I’m no physicist but I know of the theory that there are a multiple number of parallel universes, as every possible outcome from every possible scenario plays out. According to that idea, there’s an existence somewhere in which Rekeil Pyke stayed at Wrexham last January. I’d love to know how that would have played out. So, I’ll get out my portal gun and play “Rick and Morty”. Welcome to Dimension C-138, where Pyke never went to Rochdale.
Sunday sees Pyke return to The Racecourse, and he’ll get a good reception. He’s a reminder of the good times last season, and despite missing a chunk of the season through injury and departing early, he was our joint top league scorer at the end of it. But what if he’d never left?
The circumstances of his departure were frustratingly avoidable. If David Wagner had not decided to walk away from the Huddersfield job, then Martin from Wakefield wouldn’t have come in and decided to recall all his loan players to see what he made of them.
The annoying thing is that his recall came after Pyke’s best performance of the season. The way he dismantled Maidenhead United suggested he was ready, on his return from injury, to solve our attacking issues.
What if he’d have stayed? We’d surely have had more points, for a start. Pyke would have scored more than the five he’d managed, and would have added to his 5 assists if his spell with us hadn’t ended in January. Two more points would have put us straight into the play-off semi-finals; it would only have taken another five to be level with Leyton Orient!
Bryan Hughes came in for the next match, and would soon start employing a desperate approach to injecting more attacking threat into the side: if he’d had a player who could both score and create, would he have had to do so? Quite apart from the fact that a good striker would surely have brought us more goals, a more rational attacking approach would have allowed us to retain control of matches.
Then there’s the intriguing question of Pyke’s development. His Wrexham career can be divided into three distinct parts: his first spell, when he wasn’t ready to make a real contribution yet; the majority of his second spell, when he showed he’d clearly improved with experience; and that one intriguing start against Maidenhead, which suggested he’d continued the pattern of progress we’d seen across those steps.
It wasn’t just a player having a good day: although Pyke had certainly enjoyed a good season up to that date, his contributions had been a little erratic, and he’d never imposed himself on a match like that. This was a genuine step up, and no huge surprise when the brief substitute appearances he’d made after returning from injury are taken into account. He’d come off the bench in the three preceding matches and looked very good: we lost all three games without scoring, but in the first two he came on in the 72nd minute and enlivened our attack; in the third game, a 2-0 defeat at Fylde, he was brought on with 38 minutes left and was more threatening than anyone else managed to be over the course of the match.

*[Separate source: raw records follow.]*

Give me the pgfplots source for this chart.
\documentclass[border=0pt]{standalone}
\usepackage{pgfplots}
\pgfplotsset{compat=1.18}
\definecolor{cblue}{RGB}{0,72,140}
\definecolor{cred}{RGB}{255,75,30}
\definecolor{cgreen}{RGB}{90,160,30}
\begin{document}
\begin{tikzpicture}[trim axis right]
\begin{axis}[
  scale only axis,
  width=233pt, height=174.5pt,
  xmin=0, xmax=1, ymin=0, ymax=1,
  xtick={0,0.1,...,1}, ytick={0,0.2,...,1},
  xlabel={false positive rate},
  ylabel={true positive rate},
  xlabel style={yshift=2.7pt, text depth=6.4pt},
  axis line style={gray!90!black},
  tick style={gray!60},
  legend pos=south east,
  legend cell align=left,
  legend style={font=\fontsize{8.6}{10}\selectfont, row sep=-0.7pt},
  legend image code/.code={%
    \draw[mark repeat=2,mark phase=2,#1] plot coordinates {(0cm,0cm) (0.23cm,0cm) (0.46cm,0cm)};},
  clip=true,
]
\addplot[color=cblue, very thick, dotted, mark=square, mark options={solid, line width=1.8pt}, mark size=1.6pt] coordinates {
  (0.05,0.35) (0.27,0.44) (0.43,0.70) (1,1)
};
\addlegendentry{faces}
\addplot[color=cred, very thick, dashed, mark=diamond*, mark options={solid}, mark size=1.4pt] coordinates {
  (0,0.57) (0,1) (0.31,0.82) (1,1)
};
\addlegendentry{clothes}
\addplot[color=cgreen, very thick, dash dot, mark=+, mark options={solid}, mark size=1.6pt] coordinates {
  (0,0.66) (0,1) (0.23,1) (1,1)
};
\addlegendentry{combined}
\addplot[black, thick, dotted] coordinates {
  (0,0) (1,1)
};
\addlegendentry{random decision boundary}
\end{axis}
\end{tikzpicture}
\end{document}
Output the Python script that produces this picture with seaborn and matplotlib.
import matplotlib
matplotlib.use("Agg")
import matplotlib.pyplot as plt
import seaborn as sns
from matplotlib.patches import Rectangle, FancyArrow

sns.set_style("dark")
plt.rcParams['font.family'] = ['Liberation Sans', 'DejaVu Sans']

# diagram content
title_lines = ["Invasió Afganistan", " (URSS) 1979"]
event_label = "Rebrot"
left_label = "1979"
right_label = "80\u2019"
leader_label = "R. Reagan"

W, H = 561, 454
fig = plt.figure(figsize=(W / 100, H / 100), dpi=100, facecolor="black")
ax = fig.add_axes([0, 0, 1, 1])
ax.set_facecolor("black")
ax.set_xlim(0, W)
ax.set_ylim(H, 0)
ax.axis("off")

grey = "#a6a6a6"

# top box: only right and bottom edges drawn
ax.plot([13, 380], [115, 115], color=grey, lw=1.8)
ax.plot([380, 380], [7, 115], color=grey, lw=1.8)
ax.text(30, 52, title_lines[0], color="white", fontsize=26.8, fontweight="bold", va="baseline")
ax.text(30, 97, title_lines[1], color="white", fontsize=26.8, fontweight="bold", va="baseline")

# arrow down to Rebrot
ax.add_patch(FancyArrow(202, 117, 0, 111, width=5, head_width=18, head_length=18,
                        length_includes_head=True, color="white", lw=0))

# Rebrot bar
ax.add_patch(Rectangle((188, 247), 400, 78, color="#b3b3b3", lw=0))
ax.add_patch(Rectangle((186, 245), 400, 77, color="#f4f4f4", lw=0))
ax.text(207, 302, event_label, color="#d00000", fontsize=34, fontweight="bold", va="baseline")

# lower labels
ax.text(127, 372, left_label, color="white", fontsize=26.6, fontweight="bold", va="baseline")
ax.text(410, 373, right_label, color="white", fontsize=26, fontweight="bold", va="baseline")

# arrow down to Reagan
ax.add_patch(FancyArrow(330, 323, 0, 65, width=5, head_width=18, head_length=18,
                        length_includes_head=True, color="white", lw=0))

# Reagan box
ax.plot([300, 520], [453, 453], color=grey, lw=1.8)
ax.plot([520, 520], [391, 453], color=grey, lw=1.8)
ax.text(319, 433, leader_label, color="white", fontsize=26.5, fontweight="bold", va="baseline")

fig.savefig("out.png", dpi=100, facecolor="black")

Fans will remember him as Backheel Pyke, of course, but he could have been remembered as something far more important and substantial. Let’s ignore the dimension where everyone gets Cronenberged and take a look at the reality where Pyke stays and gives us increased firepower. Hughes immediately brings Ben Tollitt into the starting line-up, creating a rather attractive front three of Tollitt, Pyke and Paul Rutherford, with the likes of Stuart Beavon, Bobby Grant, Chris Holroyd and Jason Oswell also available for variety.
Of the players who managed more than ten starts last season, only Mike Fondop scored at a better rate per minute than Pyke, who never started through the middle. It’s reasonable to assume he’d have improved on that rate if he’d stayed on, assuming he continued to progress and moved into the centre of attack. However, if he merely maintained his potency in front of goal and played the remaining 16 games, he’d have managed 5 more goals. In our dimension, our central strikers scored 2 goals in those games, one of which was Jason Oswell’s goal in the dead rubber against Harrogate on the last day.

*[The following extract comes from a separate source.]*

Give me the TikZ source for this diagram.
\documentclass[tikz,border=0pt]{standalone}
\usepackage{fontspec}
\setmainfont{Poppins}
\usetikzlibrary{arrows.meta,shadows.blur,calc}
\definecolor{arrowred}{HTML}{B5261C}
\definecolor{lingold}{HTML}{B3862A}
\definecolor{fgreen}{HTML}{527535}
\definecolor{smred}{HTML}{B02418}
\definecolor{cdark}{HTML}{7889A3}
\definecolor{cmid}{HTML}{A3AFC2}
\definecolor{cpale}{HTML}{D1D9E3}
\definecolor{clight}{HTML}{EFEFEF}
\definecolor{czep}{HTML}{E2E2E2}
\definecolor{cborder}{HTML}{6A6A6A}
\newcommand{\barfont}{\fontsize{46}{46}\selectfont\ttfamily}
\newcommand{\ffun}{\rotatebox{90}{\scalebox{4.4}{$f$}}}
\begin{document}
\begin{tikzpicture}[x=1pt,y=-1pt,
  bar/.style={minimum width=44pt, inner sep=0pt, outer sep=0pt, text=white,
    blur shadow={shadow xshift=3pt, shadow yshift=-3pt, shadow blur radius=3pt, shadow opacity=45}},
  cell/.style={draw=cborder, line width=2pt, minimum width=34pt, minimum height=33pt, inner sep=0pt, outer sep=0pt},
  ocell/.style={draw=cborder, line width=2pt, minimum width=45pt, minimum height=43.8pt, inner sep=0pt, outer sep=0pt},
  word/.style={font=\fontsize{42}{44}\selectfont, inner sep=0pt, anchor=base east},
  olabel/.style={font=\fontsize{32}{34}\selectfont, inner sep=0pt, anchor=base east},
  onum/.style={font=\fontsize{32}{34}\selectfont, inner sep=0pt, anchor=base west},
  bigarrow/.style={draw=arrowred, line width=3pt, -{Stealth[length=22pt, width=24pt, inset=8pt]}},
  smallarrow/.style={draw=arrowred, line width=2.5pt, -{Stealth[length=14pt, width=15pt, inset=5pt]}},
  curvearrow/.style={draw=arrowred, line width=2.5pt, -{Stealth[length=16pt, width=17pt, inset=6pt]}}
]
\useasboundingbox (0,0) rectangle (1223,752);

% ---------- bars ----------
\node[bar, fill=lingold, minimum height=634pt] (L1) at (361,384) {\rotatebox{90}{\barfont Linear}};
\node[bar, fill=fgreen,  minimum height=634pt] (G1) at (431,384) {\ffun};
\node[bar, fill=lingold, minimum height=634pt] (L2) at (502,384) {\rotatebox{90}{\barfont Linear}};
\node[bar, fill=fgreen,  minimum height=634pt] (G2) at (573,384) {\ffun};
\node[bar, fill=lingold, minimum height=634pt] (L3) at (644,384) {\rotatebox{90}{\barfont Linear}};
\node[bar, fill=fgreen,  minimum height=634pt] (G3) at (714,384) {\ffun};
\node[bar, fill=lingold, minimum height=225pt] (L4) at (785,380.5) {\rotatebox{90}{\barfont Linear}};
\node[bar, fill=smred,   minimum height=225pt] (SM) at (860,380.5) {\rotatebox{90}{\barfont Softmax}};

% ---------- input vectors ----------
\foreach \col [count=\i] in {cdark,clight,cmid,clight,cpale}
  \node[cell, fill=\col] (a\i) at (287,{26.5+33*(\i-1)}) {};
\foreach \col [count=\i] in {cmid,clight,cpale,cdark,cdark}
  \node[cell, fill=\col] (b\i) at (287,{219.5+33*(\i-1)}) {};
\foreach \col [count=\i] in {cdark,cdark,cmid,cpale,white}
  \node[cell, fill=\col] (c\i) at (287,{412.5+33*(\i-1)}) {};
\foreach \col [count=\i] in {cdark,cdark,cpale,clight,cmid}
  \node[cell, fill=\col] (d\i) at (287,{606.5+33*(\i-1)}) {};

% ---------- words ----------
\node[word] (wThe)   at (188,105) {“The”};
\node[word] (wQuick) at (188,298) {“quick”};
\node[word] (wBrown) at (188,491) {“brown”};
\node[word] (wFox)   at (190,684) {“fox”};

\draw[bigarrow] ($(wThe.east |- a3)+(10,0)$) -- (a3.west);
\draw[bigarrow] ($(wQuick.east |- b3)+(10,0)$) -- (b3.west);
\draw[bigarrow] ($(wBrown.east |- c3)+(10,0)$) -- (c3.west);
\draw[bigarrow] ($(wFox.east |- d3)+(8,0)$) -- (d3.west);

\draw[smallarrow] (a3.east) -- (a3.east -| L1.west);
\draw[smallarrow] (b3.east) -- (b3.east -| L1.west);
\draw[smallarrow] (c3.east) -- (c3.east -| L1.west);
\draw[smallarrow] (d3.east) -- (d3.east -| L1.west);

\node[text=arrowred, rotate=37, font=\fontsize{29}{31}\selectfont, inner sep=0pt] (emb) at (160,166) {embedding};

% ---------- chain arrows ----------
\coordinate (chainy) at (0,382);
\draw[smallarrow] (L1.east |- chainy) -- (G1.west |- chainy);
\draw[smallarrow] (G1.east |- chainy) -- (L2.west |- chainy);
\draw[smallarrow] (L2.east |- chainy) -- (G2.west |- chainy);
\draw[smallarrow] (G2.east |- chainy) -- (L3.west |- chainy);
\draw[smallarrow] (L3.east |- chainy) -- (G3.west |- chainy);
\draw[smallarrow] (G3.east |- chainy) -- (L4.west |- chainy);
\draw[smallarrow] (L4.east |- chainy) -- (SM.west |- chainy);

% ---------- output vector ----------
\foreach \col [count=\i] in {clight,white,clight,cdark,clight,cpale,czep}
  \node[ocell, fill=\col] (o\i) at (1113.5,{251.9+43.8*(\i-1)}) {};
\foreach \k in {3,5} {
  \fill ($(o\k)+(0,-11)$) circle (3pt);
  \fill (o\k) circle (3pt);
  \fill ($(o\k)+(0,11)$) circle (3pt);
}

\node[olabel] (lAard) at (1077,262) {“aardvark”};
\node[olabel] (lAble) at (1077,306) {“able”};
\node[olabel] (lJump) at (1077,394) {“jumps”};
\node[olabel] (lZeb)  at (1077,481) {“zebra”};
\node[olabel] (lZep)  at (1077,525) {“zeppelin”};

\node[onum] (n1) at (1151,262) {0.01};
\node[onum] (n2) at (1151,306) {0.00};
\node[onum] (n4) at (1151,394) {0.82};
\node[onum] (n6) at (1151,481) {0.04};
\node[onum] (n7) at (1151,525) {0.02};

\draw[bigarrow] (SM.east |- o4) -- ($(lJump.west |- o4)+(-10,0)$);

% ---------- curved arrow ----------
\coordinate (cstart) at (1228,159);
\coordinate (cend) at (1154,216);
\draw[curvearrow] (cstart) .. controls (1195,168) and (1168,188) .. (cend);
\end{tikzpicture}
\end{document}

With more goals in our front three (and don’t forget, only Paul Rutherford, Luke Young and Luke Summerfield managed more assists than Pyke, and only Oswell managed more assists per minute), is it unreasonable to expect this alternate reality will see us get more than a draw out of Gateshead, as we camped in their half for the last 45 minutes of the game? Or capitalise on periods of domination which didn’t lead to goals in the defeats at Orient and Halifax? Did we need to mount a hell-for-leather second half fightback at Ebbsfleet, and if so, would Pyke’s quality have meant we’d have pulled off the remarkable renaissance we got so close to?

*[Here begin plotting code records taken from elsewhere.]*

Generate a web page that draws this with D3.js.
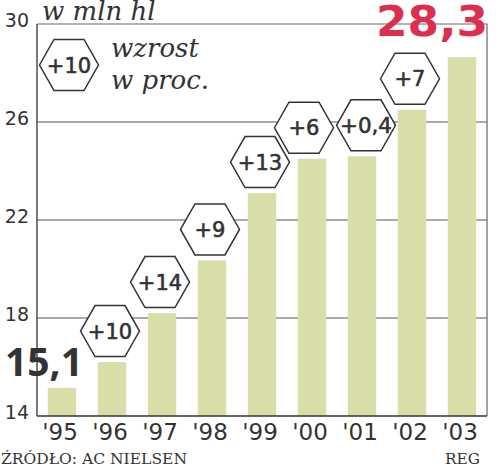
<!DOCTYPE html>
<html><head><meta charset="utf-8">
<script src="https://cdn.jsdelivr.net/npm/d3@7"></script>
<style>html,body{margin:0;padding:0;background:#fff;}svg{display:block;}</style>
</head><body>
<svg id="c" width="500" height="469"></svg>
<script>
const years = ["'95","'96","'97","'98","'99","'00","'01","'02","'03"];
const values = [15.15, 16.2, 18.2, 20.35, 23.1, 24.5, 24.6, 26.5, 28.65];
const growth = [null, "+10", "+14", "+9", "+13", "+6", "+0,4", "+7", null];
const yTicks = [14, 18, 22, 26, 30];
const firstLabel = "15,1";
const lastLabel = "28,3";
const unitLabel = "w mln hl";
const legendHex = "+10";
const legendText = ["wzrost", "w proc."];
const source = "ŹRÓDŁO: AC NIELSEN";
const author = "REG";

const svg = d3.select("#c");
const L = 37, R = 487, T = 24, B = 416;
const x = d3.scaleBand().domain(years).range([L, R]).paddingInner(0.43).paddingOuter(0.215);
const y = d3.scaleLinear().domain([14, 30]).range([B, T]);
const dark = "#333";
const sans = "'Open Sans', sans-serif";
const dv = "'DejaVu Sans', sans-serif";
const serif = "'DejaVu Serif', 'Liberation Serif', serif";

// gridlines
svg.append("g").selectAll("line").data(yTicks.filter(t => t > 14 && t < 30)).join("line")
  .attr("x1", L).attr("x2", R).attr("y1", d => y(d)).attr("y2", d => y(d))
  .attr("stroke", "#555").attr("stroke-width", 1);

// frame
svg.append("path").attr("d", `M${L},${T}H${R}V${B}`).attr("fill", "none").attr("stroke", "#666").attr("stroke-width", 1.2);

// bars
svg.append("g").selectAll("rect").data(values).join("rect")
  .attr("x", (d, i) => x(years[i])).attr("width", x.bandwidth())
  .attr("y", d => y(d)).attr("height", d => B - y(d))
  .attr("fill", "#d9dea9");

// axes lines
svg.append("line").attr("x1", L).attr("x2", L).attr("y1", T).attr("y2", B).attr("stroke", dark).attr("stroke-width", 1.3);
svg.append("line").attr("x1", L).attr("x2", R).attr("y1", B).attr("y2", B).attr("stroke", dark).attr("stroke-width", 1.3);

// y tick labels
svg.append("g").selectAll("text").data(yTicks).join("text")
  .attr("x", 29).attr("y", d => y(d) + 3)
  .attr("text-anchor", "end").attr("font-family", dv).attr("font-size", 19)
  .attr("fill", dark).text(d => d);

// x labels
svg.append("g").selectAll("text").data(years).join("text")
  .attr("x", d => x(d) + x.bandwidth() / 2 - 2).attr("y", 440)
  .attr("text-anchor", "middle").attr("font-family", dv).attr("font-size", 23)
  .attr("fill", dark).text(d => d);

// hexagons
const hw = 29.5, hh = 25.5, he = 15;
const hexPath = `M${-hw},0L${-he},${-hh}L${he},${-hh}L${hw},0L${he},${hh}L${-he},${hh}Z`;
const hexes = [];
growth.forEach((g, i) => {
  if (g) hexes.push({ t: g, cx: x(years[i]) + x.bandwidth() / 2 - 2, cy: y(values[i]) - 31 });
});
for (let k = 0; k < hexes.length - 1; k++) {
  const a = hexes[k], b = hexes[k + 1];
  const need = 2 * hw + 3;
  if (Math.abs(a.cy - b.cy) < 12 && b.cx - a.cx < need) {
    const s = (need - (b.cx - a.cx)) / 2;
    a.cx -= s; b.cx += s;
  }
}
function drawHex(g, cx, cy, t) {
  const h = g.append("g").attr("transform", `translate(${cx},${cy})`);
  h.append("path").attr("d", hexPath).attr("fill", "#fff").attr("stroke", dark).attr("stroke-width", 1.5);
  const tx = h.append("text").attr("y", 7.6).attr("text-anchor", "middle")
    .attr("font-family", dv).attr("font-size", 21)
    .attr("fill", dark).attr("stroke", dark).attr("stroke-width", 0.6).text(t);
  if (t.length > 3) tx.attr("textLength", 52).attr("lengthAdjust", "spacingAndGlyphs");
}
const hg = svg.append("g");
hexes.forEach(d => drawHex(hg, d.cx, d.cy, d.t));

// legend
drawHex(svg, 69, 65, legendHex);
svg.append("text").attr("x", 111).attr("y", 57).attr("font-family", serif).attr("font-style", "italic")
  .attr("font-size", 26).attr("fill", dark).text(legendText[0]);
svg.append("text").attr("x", 111).attr("y", 89).attr("font-family", serif).attr("font-style", "italic")
  .attr("font-size", 26).attr("fill", dark).text(legendText[1]);

// unit
svg.append("text").attr("x", 42).attr("y", 20).attr("font-family", serif).attr("font-style", "italic")
  .attr("font-size", 26).attr("fill", dark).text(unitLabel);

// value labels
svg.append("text").attr("x", x(years[0]) + x.bandwidth() / 2 - 18).attr("y", 376)
  .attr("text-anchor", "middle").attr("font-family", sans).attr("font-weight", 700)
  .attr("font-size", 39).attr("fill", dark).text(firstLabel);
svg.append("text").attr("x", 488).attr("y", 36)
  .attr("text-anchor", "end").attr("font-family", dv).attr("font-weight", 700)
  .attr("font-size", 43).attr("textLength", 112).attr("lengthAdjust", "spacingAndGlyphs")
  .attr("fill", "#dc2f4f").text(lastLabel);

// footer
svg.append("text").attr("x", 1).attr("y", 464).attr("font-family", serif).attr("font-size", 15)
  .attr("textLength", 186).attr("lengthAdjust", "spacingAndGlyphs").attr("fill", dark).text(source);
svg.append("text").attr("x", 480).attr("y", 464).attr("text-anchor", "end").attr("font-family", serif).attr("font-size", 15)
  .attr("textLength", 35).attr("lengthAdjust", "spacingAndGlyphs").attr("fill", dark).text(author);
</script>
</body></html>
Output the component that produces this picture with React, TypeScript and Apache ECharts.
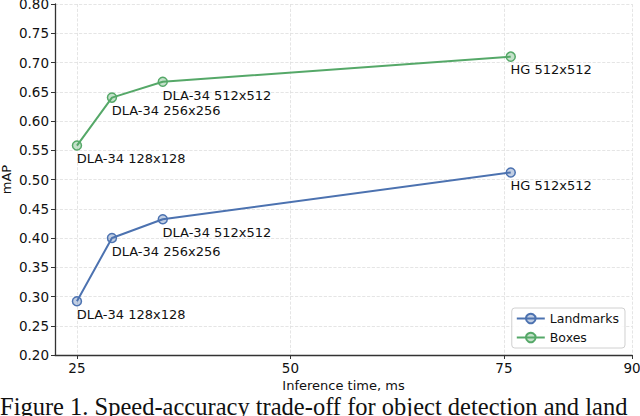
import React, { useEffect, useRef } from 'react';
import * as echarts from 'echarts';

const times = [25, 29.1, 35.05, 75.8];
const pointLabels = ['DLA-34 128x128', 'DLA-34 256x256', 'DLA-34 512x512', 'HG 512x512'];
const landmarks = [0.292, 0.4, 0.432, 0.512];
const boxes = [0.558, 0.64, 0.667, 0.71];
const xTicks = [25, 50, 75, 90];
const caption = 'Figure 1. Speed-accuracy trade-off for object detection and land';

const BLUE = '#4c72b0';
const GREEN = '#55a868';
const FONT = 'DejaVu Sans';

const makeSeries = (name: string, values: number[], color: string, fill: string) => ({
    name,
    type: 'line',
    data: times.map((t, i) => [t, values[i]]),
    color,
    symbol: 'circle',
    symbolSize: 9,
    lineStyle: { width: 2, color },
    itemStyle: { color: fill, borderColor: color, borderWidth: 1.5 },
    label: {
        show: true,
        position: [5, 12],
        align: 'left',
        verticalAlign: 'top',
        fontFamily: FONT,
        fontSize: 13,
        color: '#111',
        formatter: (p: any) => pointLabels[p.dataIndex],
    },
});

export default function App() {
    const chartRef = useRef<HTMLDivElement>(null);

    useEffect(() => {
        if (!chartRef.current) return;
        const chart = echarts.init(chartRef.current, null, { renderer: 'svg' });

        chart.setOption({
            animation: false,
            textStyle: { fontFamily: FONT },
            grid: { left: 55, right: 8, top: 4, bottom: 61, outerBoundsMode: 'none', containLabel: false },
            legend: {
                data: ['Landmarks', 'Boxes'],
                orient: 'vertical',
                right: 15,
                bottom: 68,
                itemWidth: 28,
                itemHeight: 12,
                itemGap: 6,
                padding: [4, 6, 4, 4],
                borderColor: '#d0d0d0',
                borderWidth: 1,
                borderRadius: 3,
                backgroundColor: 'rgba(255,255,255,0.85)',
                textStyle: { fontFamily: FONT, fontSize: 12.5, color: '#111' },
            },
            xAxis: {
                type: 'value',
                min: 22.43,
                max: 90,
                name: 'Inference time, ms',
                nameLocation: 'middle',
                nameGap: 24,
                nameMoveOverlap: false,
                nameTextStyle: { fontFamily: FONT, fontSize: 13, color: '#111' },
                axisLine: { lineStyle: { color: '#333', width: 1.3 } },
                axisTick: { show: true, length: 4, customValues: xTicks, lineStyle: { color: '#333' } },
                axisLabel: { customValues: xTicks, fontFamily: FONT, fontSize: 13.5, color: '#111', margin: 6 },
                splitLine: { show: true, lineStyle: { type: 'dashed', color: '#dedede', width: 0.8 } },
            },
            yAxis: {
                type: 'value',
                min: 0.2,
                max: 0.8,
                interval: 0.05,
                name: 'mAP',
                nameLocation: 'middle',
                nameGap: 42,
                nameMoveOverlap: false,
                nameTextStyle: { fontFamily: FONT, fontSize: 13, color: '#111' },
                axisLine: { show: true, lineStyle: { color: '#333', width: 1.3 } },
                axisTick: { show: true, length: 4, lineStyle: { color: '#333' } },
                axisLabel: {
                    fontFamily: FONT,
                    fontSize: 13.5,
                    color: '#111',
                    margin: 6,
                    formatter: (v: number) => v.toFixed(2),
                },
                splitLine: { show: true, lineStyle: { type: 'dashed', color: '#dedede', width: 0.8 } },
            },
            graphic: [
                {
                    type: 'text',
                    left: 0,
                    top: 394,
                    style: {
                        text: caption,
                        fontFamily: 'Liberation Serif',
                        fontSize: 24.5,
                        lineHeight: 16,
                        fill: '#111',
                    },
                },
            ],
            series: [
                makeSeries('Landmarks', landmarks, BLUE, 'rgba(76,114,176,0.35)'),
                makeSeries('Boxes', boxes, GREEN, 'rgba(85,168,104,0.35)'),
            ],
        });

        return () => chart.dispose();
    }, []);

    return (
        <div
            ref={chartRef}
            style={{ position: 'fixed', left: 0, top: 0, width: 640, height: 416, background: '#fff' }}
        />
    );
}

It’s all guesswork of course, but none of those suggestions are unreasonable, and then where would that leave us? Is it possible that, if he’d had Pyke to call on, Bryan Hughes might have ended up as the man who finally got Wrexham out of the National League? Football, like life, can turn on the smallest of margins.
But if “Rick and Morty” tells us anything, it’s that multiple possibilities exist. Perhaps the true meaning of “Wubba Lubba Dub Dub” illustrates that as well as anything. There’s a parallel dimension where’s it’s on our badge.